There is no abstract man here in White Harlem tonight, and no mirthless myrmidons of the cold empire. Tyranny, torture, and terror are on the march to Armageddon, and those who resist will be assimilated because resistance itself, if it is resistance merely, is already assimilation. But here we see the futility of empire itself in the face of Theosis. The power that scatters the universes like seed into the vastness of space here begs humbly for permission to incarnate in the most fleeting thought, the most seemingly inconsequential act of the most obscure of mankind.

  

We are all fools—only the wise know it—the unholy fools the secret agents of the holy ones. The George to believe is not Bush but Carlin. T. Woodrow Wilson? Better Robert or Colin or Peter! Let us make the world safe for greater and holier follies.

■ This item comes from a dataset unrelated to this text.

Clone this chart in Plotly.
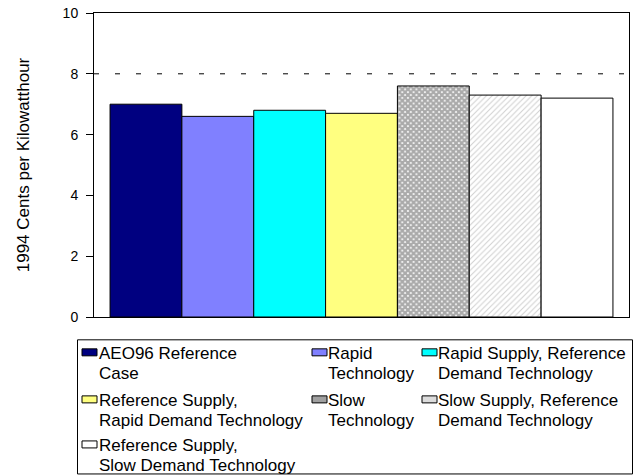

Should an Alexandr Men appear here we would no doubt do away with him as expeditiously as did our Russian friends, and with as little or as much to show for it. The Union of Soviet Socialist Republics is history. The Project for the New American Century isn’t even that and never will be. The Middle East is dying to become American, but only in the most depressingly literal of senses. More to the point, we are all dying to become human, but we are not dying alone. That is the folly of the Cross, which this little storefront church is here to witness to –the all but unbelievable message that it is God who dies, with us and in us and for us so that we ourselves might be raised from the dead with God, in God, for God, and, yes, as God—and as gods.

  

No doubt the gangs of addicts and pushers will go on torturing, tyrannizing, and terrorizing this small neighborhood of the universe. That’s what they do. It’s called history. But there are poems to be written, songs to be sung, space elevators to be built, galaxies to be explored and planets brought under the plough. Government will not do these things. We will do them. God will do them. It can start as small as you like, with a seed of mustard, or a warm smile for a surly waitress.